Nov.7 Symposium to Explore Military, Civic Culture in US

Wednesday, November 4, 2009

By Office of News & Public Affairs

The at-times tense, occasionally contentious relationship between military culture and civil society in the United States will be the focus of an afternoon symposium to be held this Saturday, Nov. 7, in Robsham Theater.

“Soldiers & Citizens: Military and Civic Culture in America,” the sixth annual Mass Humanities fall symposium, will feature panels of military experts, academics and journalists, who will discuss three inter-related topics: issues of race, gender and class across the two cultures; the implications of an all-volunteer army versus compulsory military service; and the role of the military and military issues in US electoral politics.
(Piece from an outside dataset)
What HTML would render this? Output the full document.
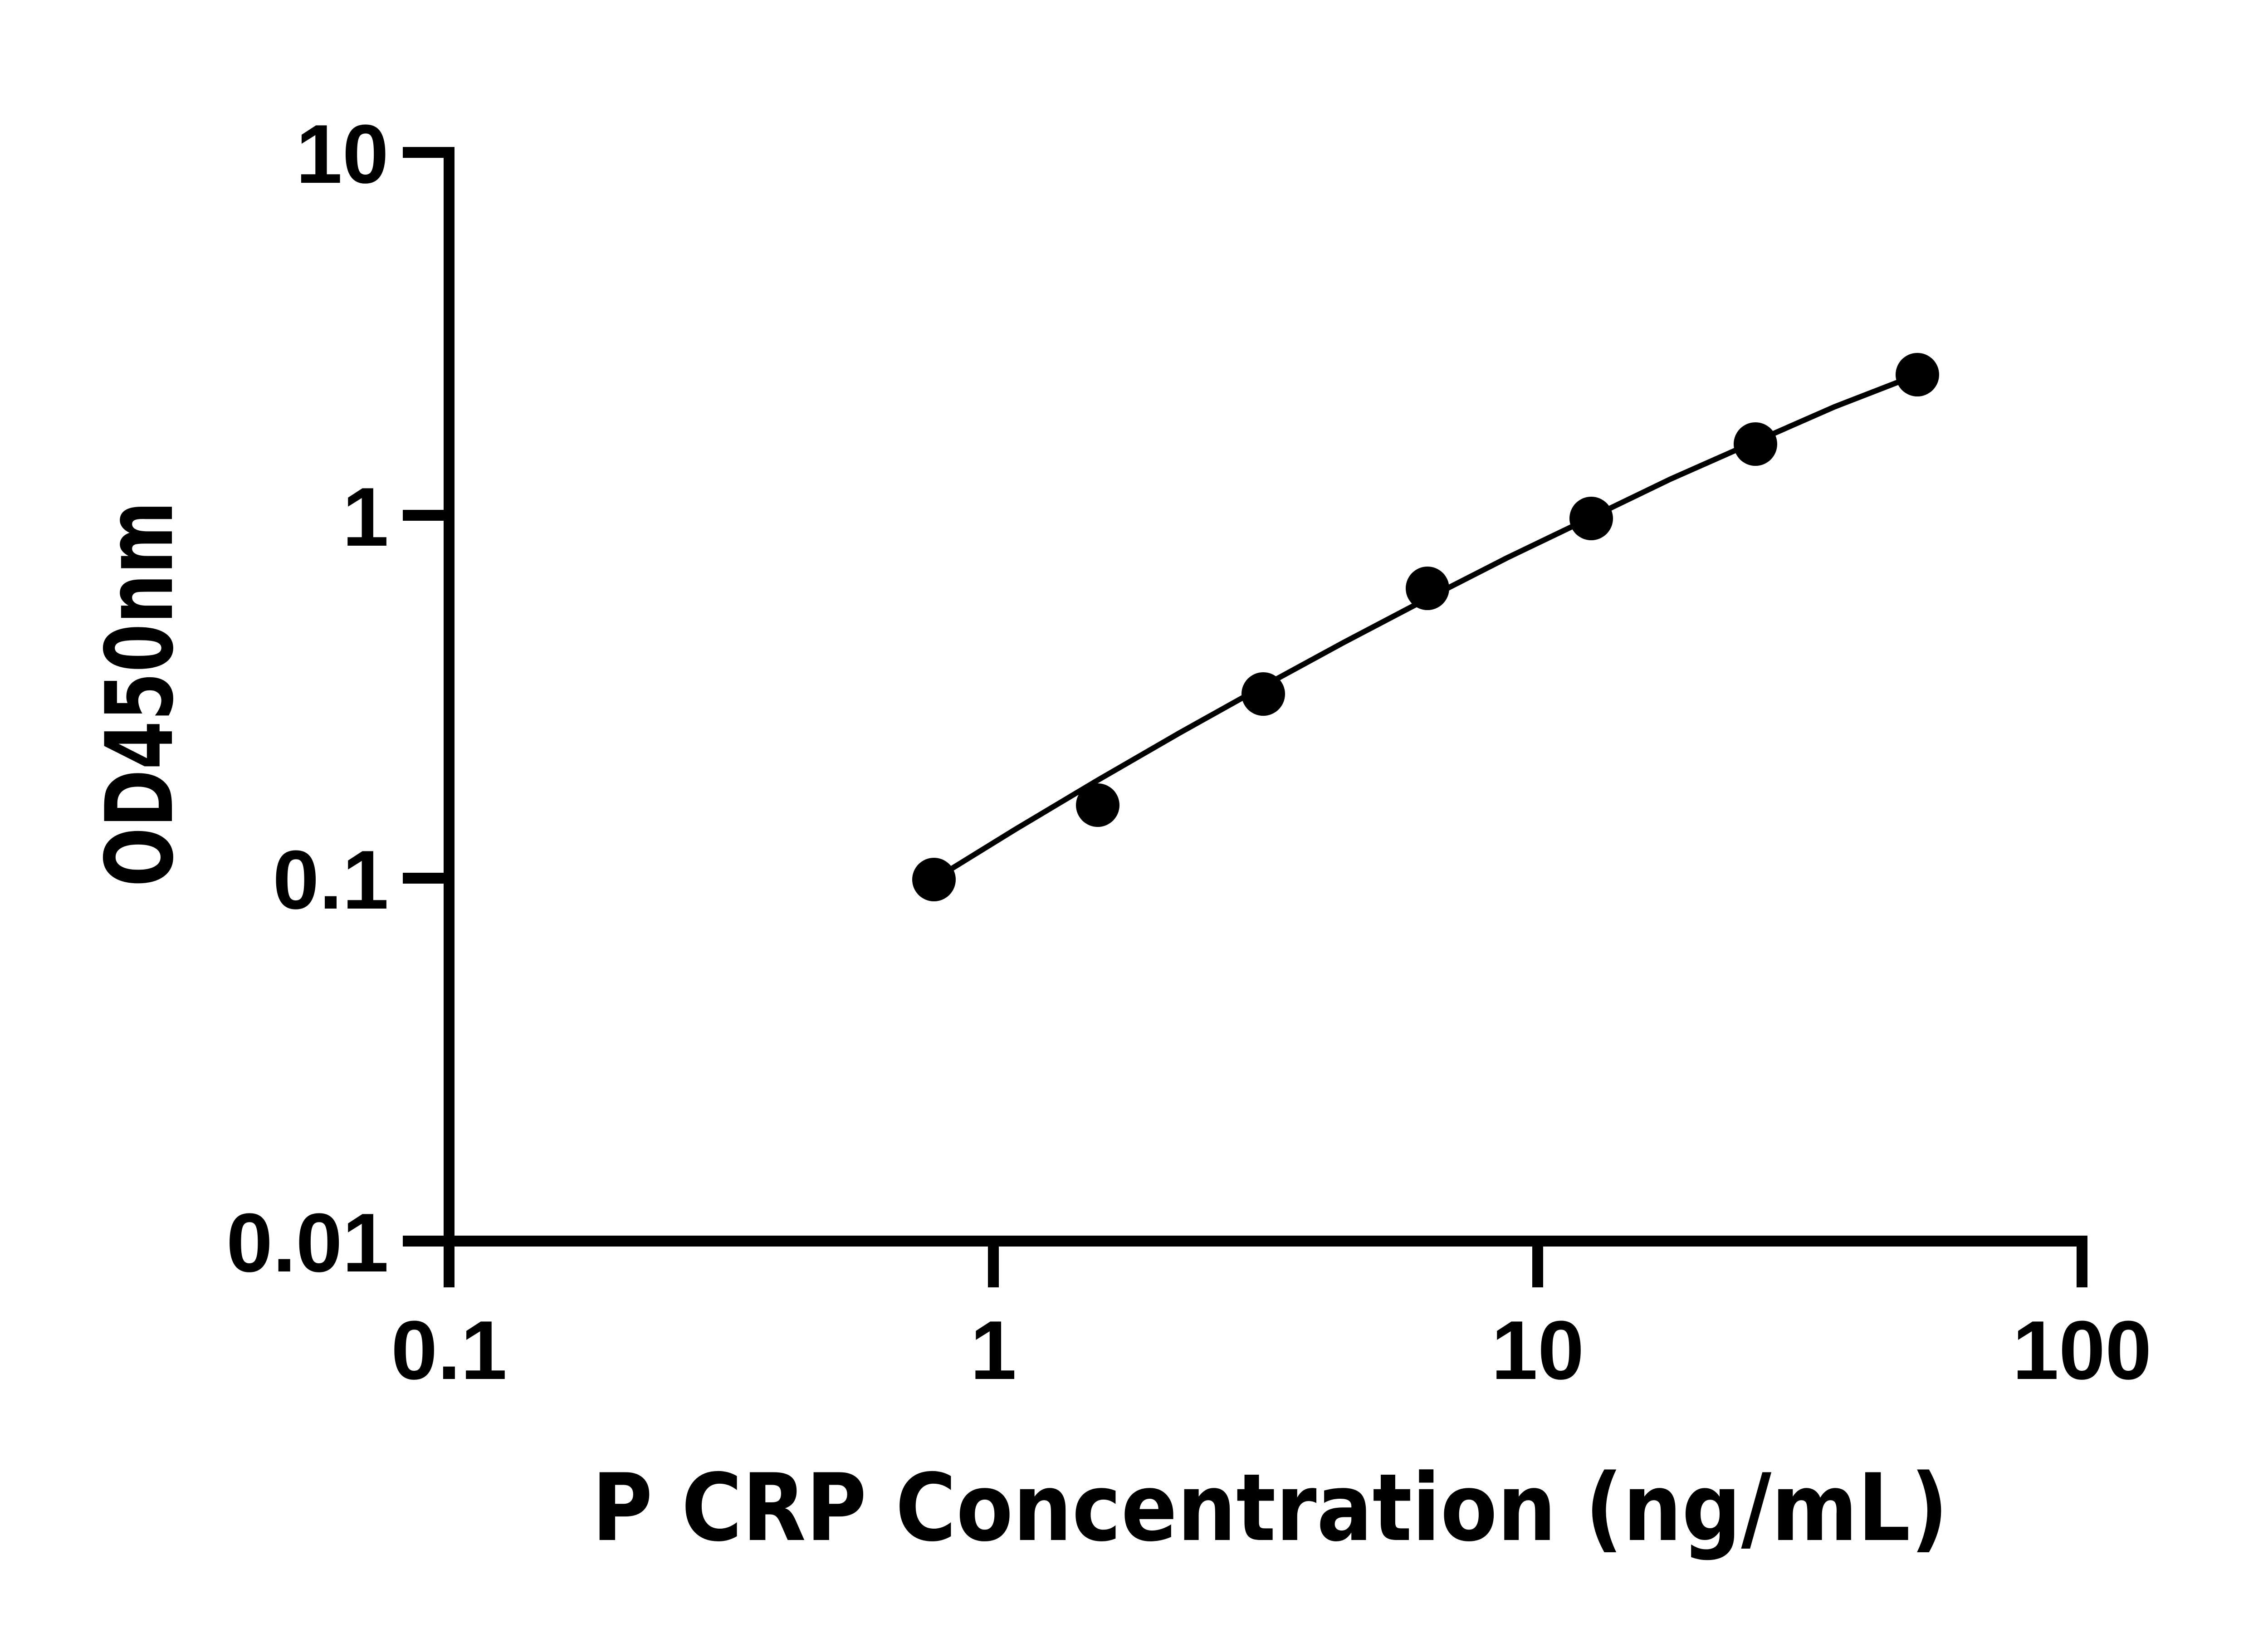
<!DOCTYPE html>
<html><head><meta charset="utf-8"><style>html,body{margin:0;padding:0;background:#fff}svg{display:block}
.t{font-family:"Liberation Sans",Arial,sans-serif;font-weight:bold;font-size:184px}
.ti{font-family:"DejaVu Sans","Liberation Sans",sans-serif;font-weight:bold;font-size:205px}
</style></head>
<body>
<svg width="5142" height="3600" viewBox="0 0 5142 3600" xmlns="http://www.w3.org/2000/svg">
<g stroke="#000" stroke-width="24" fill="none" stroke-linecap="butt">
<line x1="990" y1="324" x2="990" y2="2748"/>
<line x1="978" y1="2736" x2="4602" y2="2736"/>
<line x1="888" y1="336" x2="990" y2="336"/>
<line x1="888" y1="1136" x2="990" y2="1136"/>
<line x1="888" y1="1936" x2="990" y2="1936"/>
<line x1="888" y1="2736" x2="990" y2="2736"/>
<line x1="990" y1="2736" x2="990" y2="2838"/>
<line x1="2190" y1="2736" x2="2190" y2="2838"/>
<line x1="3390" y1="2736" x2="3390" y2="2838"/>
<line x1="4590" y1="2736" x2="4590" y2="2838"/>
</g>
<g class="t" fill="#000">
<text x="857" y="403" text-anchor="end">10</text>
<text x="857" y="1203" text-anchor="end">1</text>
<text x="857" y="2003" text-anchor="end">0.1</text>
<text x="857" y="2803" text-anchor="end">0.01</text>
<text x="990" y="3040" text-anchor="middle">0.1</text>
<text x="2190" y="3040" text-anchor="middle">1</text>
<text x="3390" y="3040" text-anchor="middle">10</text>
<text x="4590" y="3040" text-anchor="middle">100</text>
</g>
<text class="ti" x="1305" y="3395" textLength="2990" lengthAdjust="spacingAndGlyphs">P CRP Concentration (ng/mL)</text>
<text class="ti" transform="translate(379,1530) rotate(-90)" text-anchor="middle" textLength="850" lengthAdjust="spacingAndGlyphs">OD450nm</text>
<polyline points="2059,1939 2239,1828 2420,1720 2600,1616 2781,1515 2961,1417 3142,1322 3322,1230 3503,1143 3683,1056 3864,976 4044,897 4227,826" fill="none" stroke="#000" stroke-width="12" stroke-linejoin="round"/>
<g fill="#000">
<circle cx="2059" cy="1939" r="48"/>
<circle cx="2420" cy="1775" r="48"/>
<circle cx="2785" cy="1530" r="48"/>
<circle cx="3147" cy="1297" r="48"/>
<circle cx="3508" cy="1143" r="48"/>
<circle cx="3870" cy="979" r="48"/>
<circle cx="4227" cy="826" r="48"/>
</g>
</svg>
</body></html>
MSNBC commentator Rachel Maddow, former Atlantic Monthly editor Cullen Murphy and UMass-Amherst History Professor Christian Appy, author of Patriots: The Vietnam War Remembered From All Sides, will serve as moderators.

The symposium begins at 12:45 p.m. with “Diversity in Uniform: Race, Gender, Class, Sexuality and Religion in the Armed Forces,” moderated by Appy. Panelists are: Mary Louise (Missy) Cummings, one of the first female Navy fighter pilots; Nathaniel Frank, frequent writer and commentator on gays in the military; Michael Weinstein, Founder and President of the Military Religious Freedom Foundation; and Lt. Col. Isaiah Wilson III, an associate professor at the US Military Academy at West Point.

Murphy will moderate the second panel, “United We Serve: The All Volunteer Force, National Service and Democracy,” at 2:15 p.m., which includes: retired Colonel Charles D. Allen, a faculty member at the United States Army War College; former Assistant Secretary of Defense Lawrence Korb; and Paul Rieckhoff, executive director and founder of Iraq and Afghanistan Veterans of America.

At 3:45 p.m., Maddow will moderate “Cultural Influences: The Military, Politics and Society in 21st Century America,” with: Pulitzer-winning journalist Rick Atkinson; Boston University Professor of International Relations and History Andrew Bacevich, author of The Limits of Power; and Sarah Sewall, director of the Harvard Kennedy School of Government Program on national Security and Human Rights.